Task statement – Among these lines, how many include "this"? Answer only with the number.
## START Exercise material
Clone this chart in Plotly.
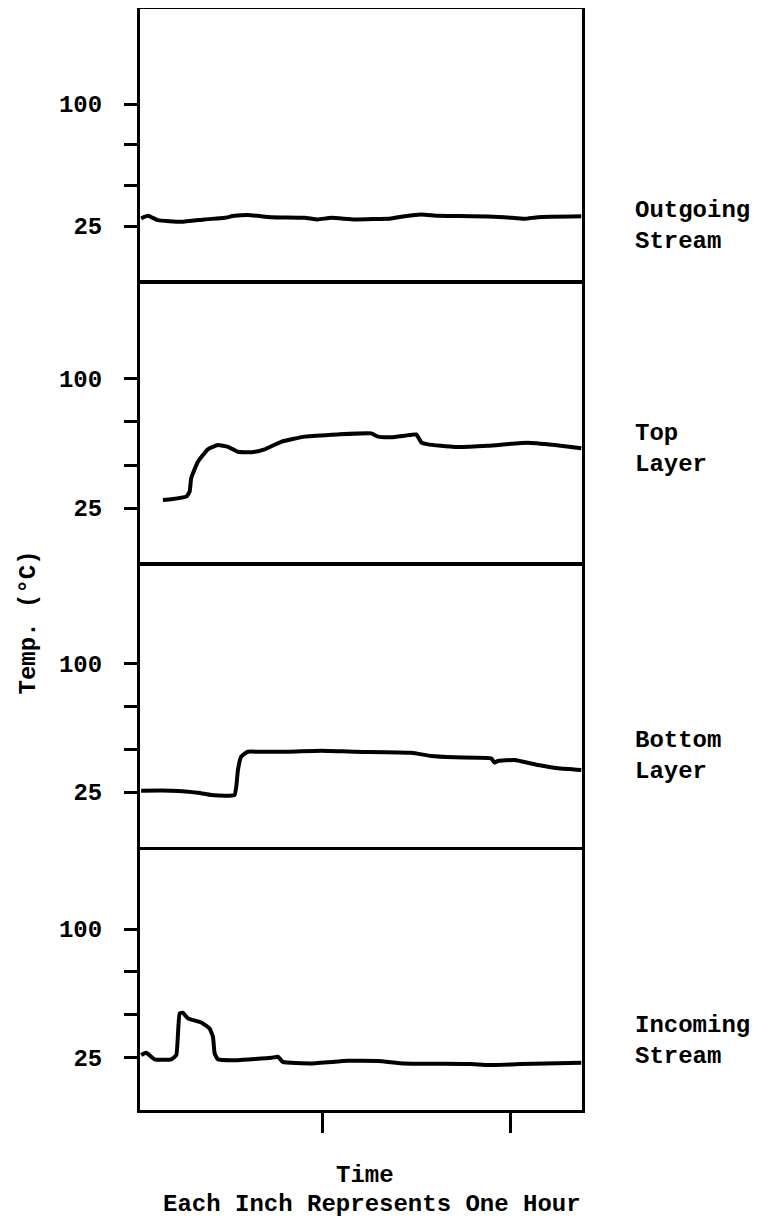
## END Exercise material
## START Exercise material
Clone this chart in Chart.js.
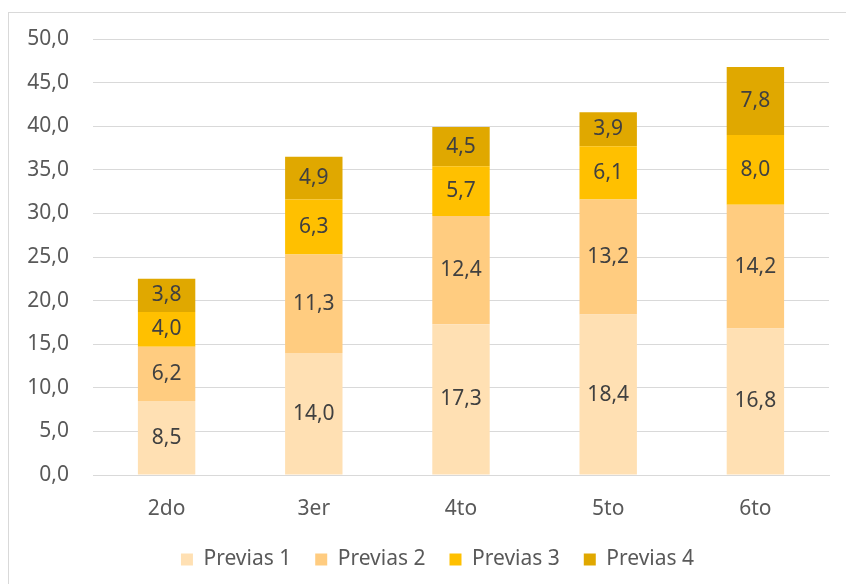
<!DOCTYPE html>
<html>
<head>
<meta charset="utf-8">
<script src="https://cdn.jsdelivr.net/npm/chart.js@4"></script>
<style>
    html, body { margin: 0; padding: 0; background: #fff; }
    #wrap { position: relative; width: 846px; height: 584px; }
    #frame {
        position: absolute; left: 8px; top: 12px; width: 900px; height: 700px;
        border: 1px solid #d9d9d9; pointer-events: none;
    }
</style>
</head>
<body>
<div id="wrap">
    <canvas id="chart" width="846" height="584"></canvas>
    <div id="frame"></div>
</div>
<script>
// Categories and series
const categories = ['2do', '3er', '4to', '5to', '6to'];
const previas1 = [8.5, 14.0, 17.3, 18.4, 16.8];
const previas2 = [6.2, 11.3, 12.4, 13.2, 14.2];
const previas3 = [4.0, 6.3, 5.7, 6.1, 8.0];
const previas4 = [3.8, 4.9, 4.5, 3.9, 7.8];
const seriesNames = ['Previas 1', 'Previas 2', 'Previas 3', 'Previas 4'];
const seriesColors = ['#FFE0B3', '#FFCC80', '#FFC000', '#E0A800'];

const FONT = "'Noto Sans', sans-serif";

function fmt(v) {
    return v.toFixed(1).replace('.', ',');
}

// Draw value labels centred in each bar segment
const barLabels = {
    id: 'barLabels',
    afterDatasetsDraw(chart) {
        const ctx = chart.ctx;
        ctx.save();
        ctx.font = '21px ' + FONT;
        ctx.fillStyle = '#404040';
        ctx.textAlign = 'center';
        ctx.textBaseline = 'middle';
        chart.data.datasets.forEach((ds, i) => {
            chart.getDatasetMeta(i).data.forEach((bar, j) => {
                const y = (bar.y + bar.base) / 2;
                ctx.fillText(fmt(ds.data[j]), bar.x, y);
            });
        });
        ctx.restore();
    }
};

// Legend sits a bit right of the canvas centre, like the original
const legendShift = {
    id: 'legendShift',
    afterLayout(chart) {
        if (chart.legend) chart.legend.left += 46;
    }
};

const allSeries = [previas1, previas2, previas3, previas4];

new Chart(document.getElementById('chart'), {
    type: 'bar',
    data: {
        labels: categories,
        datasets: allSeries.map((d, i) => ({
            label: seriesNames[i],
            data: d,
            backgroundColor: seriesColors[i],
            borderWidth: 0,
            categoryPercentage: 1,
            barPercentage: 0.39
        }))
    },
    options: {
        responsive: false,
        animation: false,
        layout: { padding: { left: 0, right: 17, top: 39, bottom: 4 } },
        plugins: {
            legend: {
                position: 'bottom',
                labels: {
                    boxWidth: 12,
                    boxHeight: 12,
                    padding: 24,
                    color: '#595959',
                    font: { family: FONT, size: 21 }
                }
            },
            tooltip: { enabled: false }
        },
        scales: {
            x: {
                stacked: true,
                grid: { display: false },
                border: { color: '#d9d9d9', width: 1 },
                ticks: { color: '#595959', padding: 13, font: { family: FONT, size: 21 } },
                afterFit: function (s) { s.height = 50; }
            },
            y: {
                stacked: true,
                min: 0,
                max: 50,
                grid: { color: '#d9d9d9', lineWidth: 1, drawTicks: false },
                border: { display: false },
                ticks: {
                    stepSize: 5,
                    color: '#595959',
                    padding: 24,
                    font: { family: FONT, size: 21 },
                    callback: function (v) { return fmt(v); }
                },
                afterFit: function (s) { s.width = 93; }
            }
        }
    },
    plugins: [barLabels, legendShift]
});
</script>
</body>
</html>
## END Exercise material
Solution – 2